Stated task:
Please copy out exactly, and only, the lines between the line with "Rebuild this chart as a web page, using Plotly.js." and the line with "const yTicks = [4,2,0,-2,-4,-6,-8,-10,-12];", both included. Pictures are to be omitted.

Begin Task inputs

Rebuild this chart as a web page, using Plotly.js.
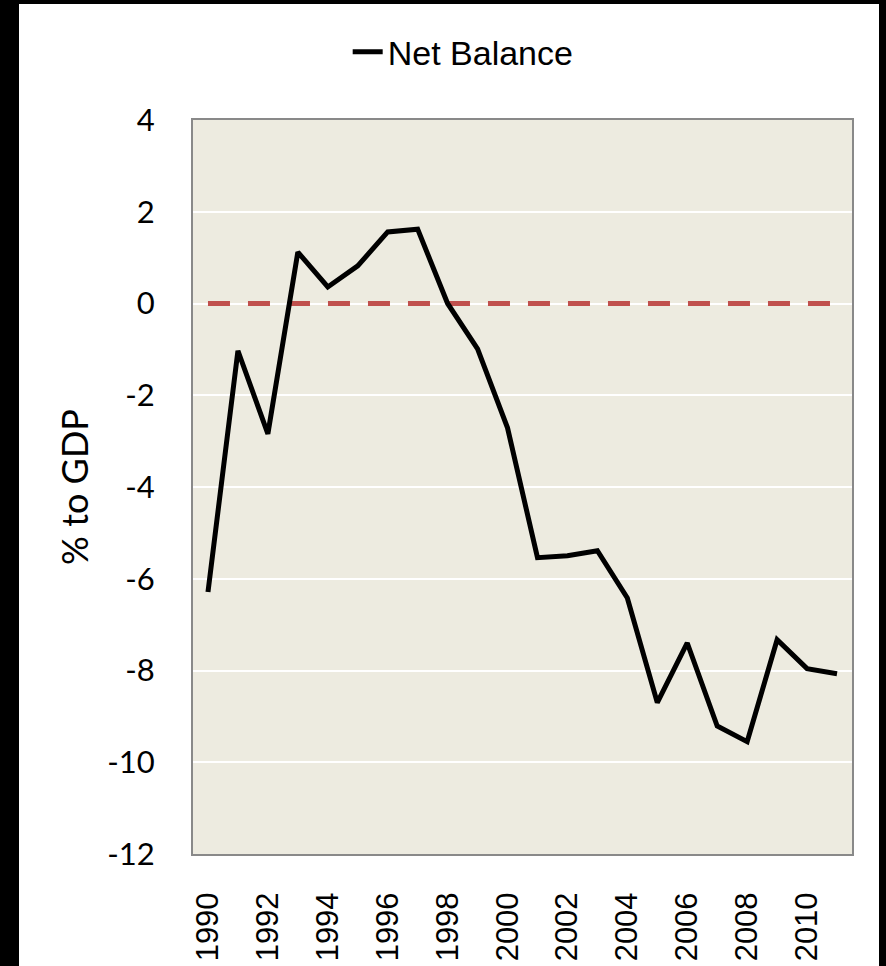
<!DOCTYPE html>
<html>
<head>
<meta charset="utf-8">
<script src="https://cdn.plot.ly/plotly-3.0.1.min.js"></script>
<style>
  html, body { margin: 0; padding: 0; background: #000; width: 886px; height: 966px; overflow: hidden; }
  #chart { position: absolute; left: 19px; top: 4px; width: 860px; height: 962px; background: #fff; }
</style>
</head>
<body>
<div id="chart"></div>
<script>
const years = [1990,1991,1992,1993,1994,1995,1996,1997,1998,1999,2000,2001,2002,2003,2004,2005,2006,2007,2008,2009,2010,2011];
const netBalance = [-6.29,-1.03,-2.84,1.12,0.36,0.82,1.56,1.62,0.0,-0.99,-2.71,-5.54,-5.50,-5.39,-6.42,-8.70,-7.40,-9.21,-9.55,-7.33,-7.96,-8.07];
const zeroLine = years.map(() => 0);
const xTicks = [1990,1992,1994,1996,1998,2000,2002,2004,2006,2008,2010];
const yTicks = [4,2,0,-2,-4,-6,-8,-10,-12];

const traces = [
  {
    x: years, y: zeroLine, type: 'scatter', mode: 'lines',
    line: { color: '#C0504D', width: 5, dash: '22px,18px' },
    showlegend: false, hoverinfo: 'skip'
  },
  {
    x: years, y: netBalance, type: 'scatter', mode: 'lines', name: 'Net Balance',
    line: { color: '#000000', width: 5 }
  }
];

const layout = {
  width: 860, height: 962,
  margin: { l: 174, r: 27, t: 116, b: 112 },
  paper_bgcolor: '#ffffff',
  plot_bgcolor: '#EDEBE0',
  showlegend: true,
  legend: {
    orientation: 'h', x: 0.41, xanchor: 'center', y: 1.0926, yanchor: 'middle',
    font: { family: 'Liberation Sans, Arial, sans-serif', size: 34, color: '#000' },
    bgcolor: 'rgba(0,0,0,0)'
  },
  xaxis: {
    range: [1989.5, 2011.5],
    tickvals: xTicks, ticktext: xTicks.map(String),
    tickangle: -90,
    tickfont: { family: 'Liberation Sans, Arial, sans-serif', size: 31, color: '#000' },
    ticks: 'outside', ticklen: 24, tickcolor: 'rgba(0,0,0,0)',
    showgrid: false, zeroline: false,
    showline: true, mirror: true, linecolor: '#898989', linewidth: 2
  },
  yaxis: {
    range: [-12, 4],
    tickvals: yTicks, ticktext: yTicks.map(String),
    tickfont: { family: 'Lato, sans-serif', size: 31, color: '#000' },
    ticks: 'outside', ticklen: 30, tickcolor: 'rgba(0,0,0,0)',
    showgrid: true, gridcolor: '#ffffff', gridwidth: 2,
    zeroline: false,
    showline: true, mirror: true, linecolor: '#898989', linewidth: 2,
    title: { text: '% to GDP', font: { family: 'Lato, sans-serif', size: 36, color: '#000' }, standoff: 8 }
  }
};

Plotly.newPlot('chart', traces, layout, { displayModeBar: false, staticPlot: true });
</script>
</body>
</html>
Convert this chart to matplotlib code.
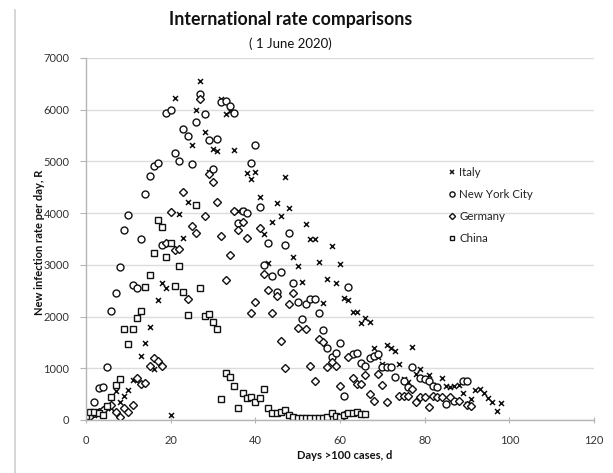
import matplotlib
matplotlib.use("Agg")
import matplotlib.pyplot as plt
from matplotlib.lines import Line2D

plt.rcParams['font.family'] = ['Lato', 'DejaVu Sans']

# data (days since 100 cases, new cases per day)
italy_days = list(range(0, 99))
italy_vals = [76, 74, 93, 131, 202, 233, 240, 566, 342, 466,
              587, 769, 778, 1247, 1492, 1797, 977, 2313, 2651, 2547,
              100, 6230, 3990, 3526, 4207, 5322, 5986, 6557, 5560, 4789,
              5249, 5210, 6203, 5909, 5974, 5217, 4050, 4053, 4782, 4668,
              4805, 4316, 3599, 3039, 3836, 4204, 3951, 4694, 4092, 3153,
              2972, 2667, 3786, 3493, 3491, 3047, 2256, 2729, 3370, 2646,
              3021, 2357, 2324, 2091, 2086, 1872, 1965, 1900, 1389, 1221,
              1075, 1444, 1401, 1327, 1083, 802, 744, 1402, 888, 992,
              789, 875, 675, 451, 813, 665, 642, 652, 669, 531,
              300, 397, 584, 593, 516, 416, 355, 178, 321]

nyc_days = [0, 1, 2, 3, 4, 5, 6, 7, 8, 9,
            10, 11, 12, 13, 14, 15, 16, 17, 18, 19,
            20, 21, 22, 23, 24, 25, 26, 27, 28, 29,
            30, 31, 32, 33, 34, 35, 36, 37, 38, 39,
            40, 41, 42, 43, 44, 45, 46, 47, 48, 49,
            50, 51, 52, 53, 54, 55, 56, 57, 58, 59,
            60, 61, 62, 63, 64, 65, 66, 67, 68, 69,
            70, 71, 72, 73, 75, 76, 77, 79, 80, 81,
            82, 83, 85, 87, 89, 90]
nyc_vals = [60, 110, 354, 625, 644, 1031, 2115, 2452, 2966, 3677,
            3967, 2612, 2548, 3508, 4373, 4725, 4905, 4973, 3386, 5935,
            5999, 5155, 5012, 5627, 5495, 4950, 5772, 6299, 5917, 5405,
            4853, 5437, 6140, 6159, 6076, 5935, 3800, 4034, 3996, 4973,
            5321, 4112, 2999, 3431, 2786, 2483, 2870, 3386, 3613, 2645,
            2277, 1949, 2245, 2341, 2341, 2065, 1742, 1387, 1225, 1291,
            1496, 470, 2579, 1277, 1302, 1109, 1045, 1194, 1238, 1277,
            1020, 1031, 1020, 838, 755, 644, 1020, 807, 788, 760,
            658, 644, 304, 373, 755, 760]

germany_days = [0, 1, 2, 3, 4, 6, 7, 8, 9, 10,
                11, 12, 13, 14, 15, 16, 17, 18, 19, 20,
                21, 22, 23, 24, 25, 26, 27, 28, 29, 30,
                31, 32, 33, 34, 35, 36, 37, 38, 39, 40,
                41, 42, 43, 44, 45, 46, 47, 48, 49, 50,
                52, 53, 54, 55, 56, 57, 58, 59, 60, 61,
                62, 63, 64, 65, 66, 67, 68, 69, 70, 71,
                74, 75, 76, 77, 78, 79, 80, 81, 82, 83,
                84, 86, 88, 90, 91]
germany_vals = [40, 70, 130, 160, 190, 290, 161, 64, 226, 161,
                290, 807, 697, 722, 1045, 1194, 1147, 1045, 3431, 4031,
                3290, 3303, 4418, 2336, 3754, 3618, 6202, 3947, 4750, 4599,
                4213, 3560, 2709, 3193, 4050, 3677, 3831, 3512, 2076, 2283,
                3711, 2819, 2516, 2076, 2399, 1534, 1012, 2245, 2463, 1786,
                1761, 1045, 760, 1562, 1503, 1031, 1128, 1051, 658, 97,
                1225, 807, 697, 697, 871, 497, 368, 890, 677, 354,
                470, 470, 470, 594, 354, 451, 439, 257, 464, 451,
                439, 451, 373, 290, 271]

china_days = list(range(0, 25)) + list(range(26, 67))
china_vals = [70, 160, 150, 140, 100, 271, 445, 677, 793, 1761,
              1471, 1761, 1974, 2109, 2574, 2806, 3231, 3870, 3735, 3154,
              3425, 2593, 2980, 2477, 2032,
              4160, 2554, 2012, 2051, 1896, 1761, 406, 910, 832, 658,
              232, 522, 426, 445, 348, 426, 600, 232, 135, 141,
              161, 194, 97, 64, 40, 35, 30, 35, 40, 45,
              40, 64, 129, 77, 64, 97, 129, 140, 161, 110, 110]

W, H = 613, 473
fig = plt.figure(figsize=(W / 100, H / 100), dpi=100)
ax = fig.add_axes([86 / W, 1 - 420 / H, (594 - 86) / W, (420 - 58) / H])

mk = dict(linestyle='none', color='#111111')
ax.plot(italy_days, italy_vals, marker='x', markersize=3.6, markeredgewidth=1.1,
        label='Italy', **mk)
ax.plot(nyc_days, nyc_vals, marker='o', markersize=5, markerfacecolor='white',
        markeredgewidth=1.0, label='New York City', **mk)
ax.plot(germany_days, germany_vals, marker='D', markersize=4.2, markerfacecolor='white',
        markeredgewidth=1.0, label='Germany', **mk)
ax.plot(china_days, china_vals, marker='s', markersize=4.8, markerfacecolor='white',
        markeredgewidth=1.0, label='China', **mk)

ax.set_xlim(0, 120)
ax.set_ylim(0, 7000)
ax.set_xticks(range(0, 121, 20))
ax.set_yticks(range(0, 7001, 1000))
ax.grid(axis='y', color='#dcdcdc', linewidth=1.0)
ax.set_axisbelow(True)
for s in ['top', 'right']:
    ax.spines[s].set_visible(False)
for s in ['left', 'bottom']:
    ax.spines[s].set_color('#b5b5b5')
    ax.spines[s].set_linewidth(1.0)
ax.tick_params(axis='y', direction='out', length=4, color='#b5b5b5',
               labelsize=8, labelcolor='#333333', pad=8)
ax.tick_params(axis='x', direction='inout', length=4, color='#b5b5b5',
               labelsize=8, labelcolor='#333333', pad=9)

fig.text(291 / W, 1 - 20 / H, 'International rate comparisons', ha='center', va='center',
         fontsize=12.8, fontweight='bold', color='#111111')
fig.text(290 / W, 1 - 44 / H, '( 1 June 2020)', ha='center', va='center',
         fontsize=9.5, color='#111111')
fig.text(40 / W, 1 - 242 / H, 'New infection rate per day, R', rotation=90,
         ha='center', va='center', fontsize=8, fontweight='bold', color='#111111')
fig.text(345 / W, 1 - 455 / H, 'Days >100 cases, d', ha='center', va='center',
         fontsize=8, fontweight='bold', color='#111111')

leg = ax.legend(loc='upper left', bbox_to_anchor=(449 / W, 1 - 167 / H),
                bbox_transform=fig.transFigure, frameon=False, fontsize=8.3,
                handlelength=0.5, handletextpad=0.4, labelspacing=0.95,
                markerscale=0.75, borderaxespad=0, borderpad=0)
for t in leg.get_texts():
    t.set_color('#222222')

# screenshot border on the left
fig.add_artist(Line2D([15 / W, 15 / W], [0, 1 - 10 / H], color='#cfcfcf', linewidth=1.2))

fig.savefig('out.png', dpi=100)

End Task inputs
Begin Task inputs

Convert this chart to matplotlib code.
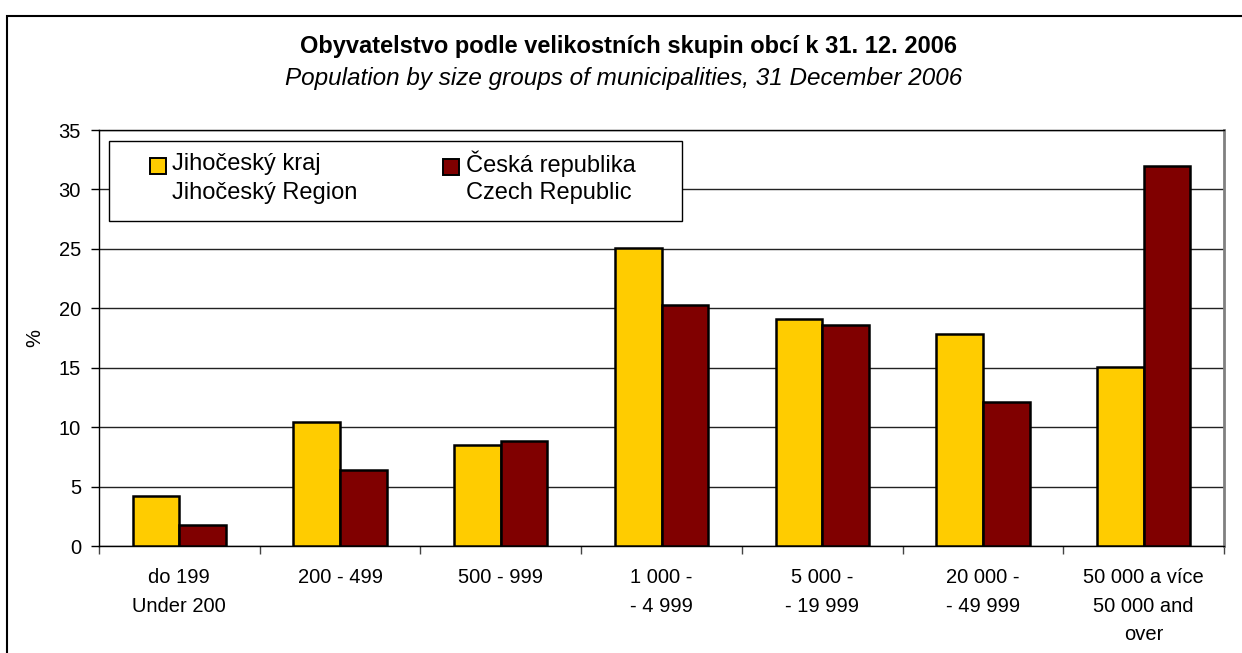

End Task inputs
Begin Task inputs

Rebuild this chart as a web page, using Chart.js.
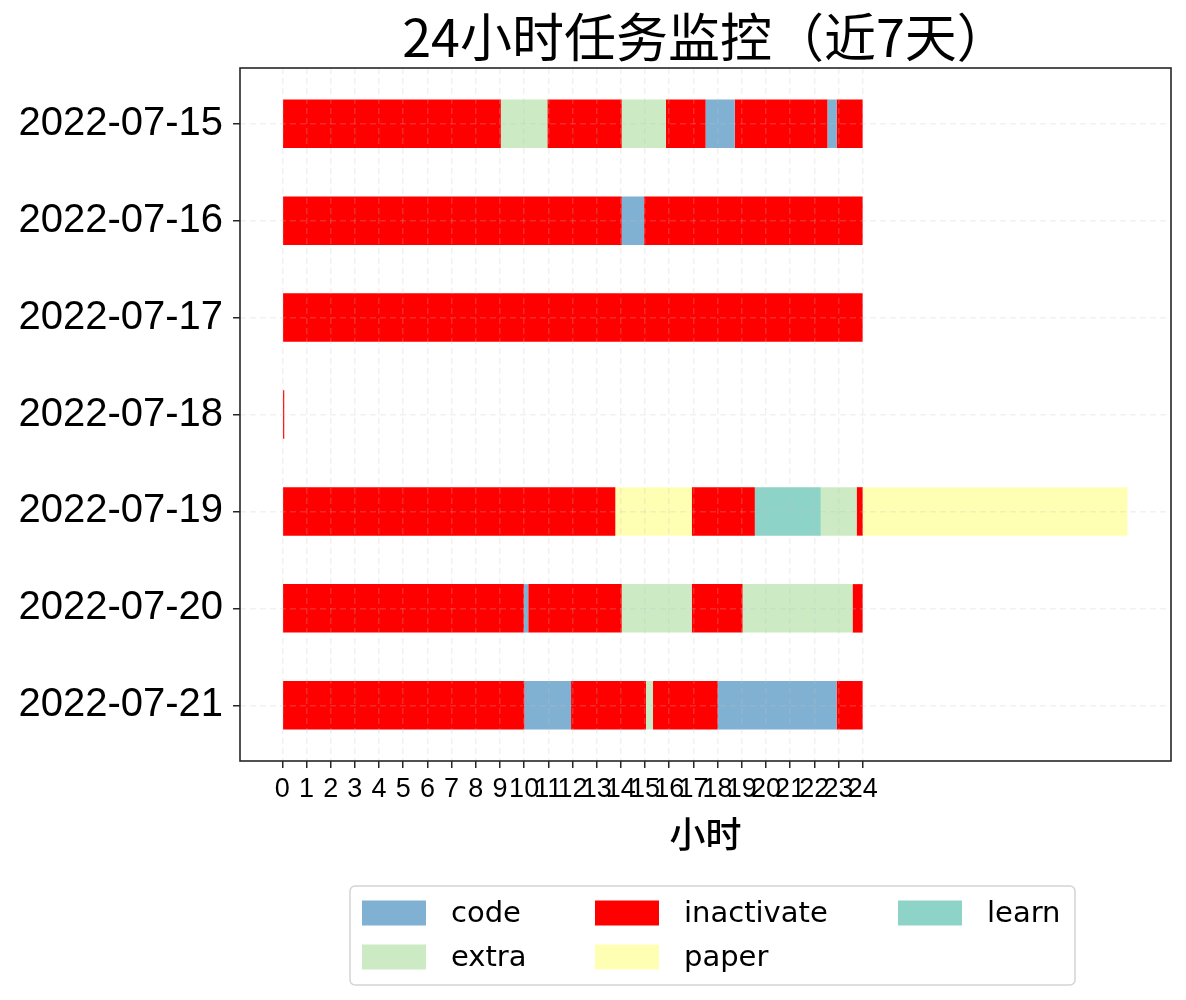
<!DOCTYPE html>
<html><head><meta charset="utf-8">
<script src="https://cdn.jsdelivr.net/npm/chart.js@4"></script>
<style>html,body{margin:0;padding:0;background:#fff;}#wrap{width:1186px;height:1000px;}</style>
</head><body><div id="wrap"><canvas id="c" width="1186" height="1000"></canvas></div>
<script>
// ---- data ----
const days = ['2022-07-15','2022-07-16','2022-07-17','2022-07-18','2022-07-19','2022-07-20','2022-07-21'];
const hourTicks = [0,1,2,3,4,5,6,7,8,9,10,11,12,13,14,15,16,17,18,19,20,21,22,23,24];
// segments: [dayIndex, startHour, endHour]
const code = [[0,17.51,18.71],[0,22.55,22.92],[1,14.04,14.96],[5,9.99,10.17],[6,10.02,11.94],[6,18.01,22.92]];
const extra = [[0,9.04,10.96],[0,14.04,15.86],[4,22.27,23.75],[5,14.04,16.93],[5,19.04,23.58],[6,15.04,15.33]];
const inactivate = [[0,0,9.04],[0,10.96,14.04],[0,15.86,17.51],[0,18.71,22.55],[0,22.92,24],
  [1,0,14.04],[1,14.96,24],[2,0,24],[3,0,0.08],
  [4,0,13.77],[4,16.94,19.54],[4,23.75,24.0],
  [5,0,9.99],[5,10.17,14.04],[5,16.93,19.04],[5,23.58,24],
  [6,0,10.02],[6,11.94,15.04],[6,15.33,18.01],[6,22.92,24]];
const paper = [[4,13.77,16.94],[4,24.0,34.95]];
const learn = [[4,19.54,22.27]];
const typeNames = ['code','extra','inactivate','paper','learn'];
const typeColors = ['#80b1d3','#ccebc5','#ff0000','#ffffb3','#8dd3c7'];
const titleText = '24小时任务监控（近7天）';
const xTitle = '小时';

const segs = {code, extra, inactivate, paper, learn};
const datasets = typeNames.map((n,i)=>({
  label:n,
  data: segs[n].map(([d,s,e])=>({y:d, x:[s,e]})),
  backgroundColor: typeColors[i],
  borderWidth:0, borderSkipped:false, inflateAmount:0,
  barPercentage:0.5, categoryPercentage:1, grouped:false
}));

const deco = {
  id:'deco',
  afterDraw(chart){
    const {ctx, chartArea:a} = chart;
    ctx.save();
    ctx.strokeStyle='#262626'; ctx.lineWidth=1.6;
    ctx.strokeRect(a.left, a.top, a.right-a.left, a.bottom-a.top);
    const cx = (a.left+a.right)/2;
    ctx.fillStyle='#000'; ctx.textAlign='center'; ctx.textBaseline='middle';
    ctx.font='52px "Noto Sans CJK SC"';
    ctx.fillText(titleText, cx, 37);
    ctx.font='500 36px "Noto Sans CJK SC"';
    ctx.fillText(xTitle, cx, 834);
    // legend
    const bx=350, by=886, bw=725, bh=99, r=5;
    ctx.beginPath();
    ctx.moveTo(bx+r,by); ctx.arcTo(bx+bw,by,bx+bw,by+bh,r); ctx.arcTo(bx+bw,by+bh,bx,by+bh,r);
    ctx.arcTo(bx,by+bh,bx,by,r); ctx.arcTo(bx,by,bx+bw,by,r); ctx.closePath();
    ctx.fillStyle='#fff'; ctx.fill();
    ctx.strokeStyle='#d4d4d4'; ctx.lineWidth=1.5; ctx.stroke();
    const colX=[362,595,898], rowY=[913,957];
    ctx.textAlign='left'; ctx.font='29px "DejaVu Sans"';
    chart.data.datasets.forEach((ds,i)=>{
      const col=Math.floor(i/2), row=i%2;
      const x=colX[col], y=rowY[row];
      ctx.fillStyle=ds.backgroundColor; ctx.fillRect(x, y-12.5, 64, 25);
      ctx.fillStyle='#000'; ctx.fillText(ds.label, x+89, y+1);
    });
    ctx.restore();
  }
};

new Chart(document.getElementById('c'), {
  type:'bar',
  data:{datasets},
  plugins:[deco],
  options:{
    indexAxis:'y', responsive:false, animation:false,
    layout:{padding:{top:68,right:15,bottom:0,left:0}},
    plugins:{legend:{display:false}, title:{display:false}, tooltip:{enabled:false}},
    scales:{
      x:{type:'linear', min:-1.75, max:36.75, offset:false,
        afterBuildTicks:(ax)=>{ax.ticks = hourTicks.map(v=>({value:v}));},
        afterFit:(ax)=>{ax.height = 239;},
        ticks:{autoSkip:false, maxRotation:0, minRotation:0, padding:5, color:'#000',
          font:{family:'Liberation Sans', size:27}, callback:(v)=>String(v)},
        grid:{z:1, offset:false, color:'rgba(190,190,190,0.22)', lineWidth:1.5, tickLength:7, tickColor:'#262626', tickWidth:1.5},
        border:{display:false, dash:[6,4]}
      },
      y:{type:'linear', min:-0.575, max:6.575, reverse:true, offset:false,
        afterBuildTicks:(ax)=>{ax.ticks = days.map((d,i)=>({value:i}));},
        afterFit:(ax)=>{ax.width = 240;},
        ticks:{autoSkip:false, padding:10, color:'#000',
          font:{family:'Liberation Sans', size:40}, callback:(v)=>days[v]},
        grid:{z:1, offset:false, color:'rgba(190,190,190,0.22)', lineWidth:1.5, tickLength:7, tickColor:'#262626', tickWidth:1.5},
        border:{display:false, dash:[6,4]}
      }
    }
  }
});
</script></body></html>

End Task inputs

Result of the task:
Rebuild this chart as a web page, using Plotly.js.
<!DOCTYPE html>
<html>
<head>
<meta charset="utf-8">
<script src="https://cdn.plot.ly/plotly-3.0.1.min.js"></script>
<style>
  html, body { margin: 0; padding: 0; background: #000; width: 886px; height: 966px; overflow: hidden; }
  #chart { position: absolute; left: 19px; top: 4px; width: 860px; height: 962px; background: #fff; }
</style>
</head>
<body>
<div id="chart"></div>
<script>
const years = [1990,1991,1992,1993,1994,1995,1996,1997,1998,1999,2000,2001,2002,2003,2004,2005,2006,2007,2008,2009,2010,2011];
const netBalance = [-6.29,-1.03,-2.84,1.12,0.36,0.82,1.56,1.62,0.0,-0.99,-2.71,-5.54,-5.50,-5.39,-6.42,-8.70,-7.40,-9.21,-9.55,-7.33,-7.96,-8.07];
const zeroLine = years.map(() => 0);
const xTicks = [1990,1992,1994,1996,1998,2000,2002,2004,2006,2008,2010];
const yTicks = [4,2,0,-2,-4,-6,-8,-10,-12];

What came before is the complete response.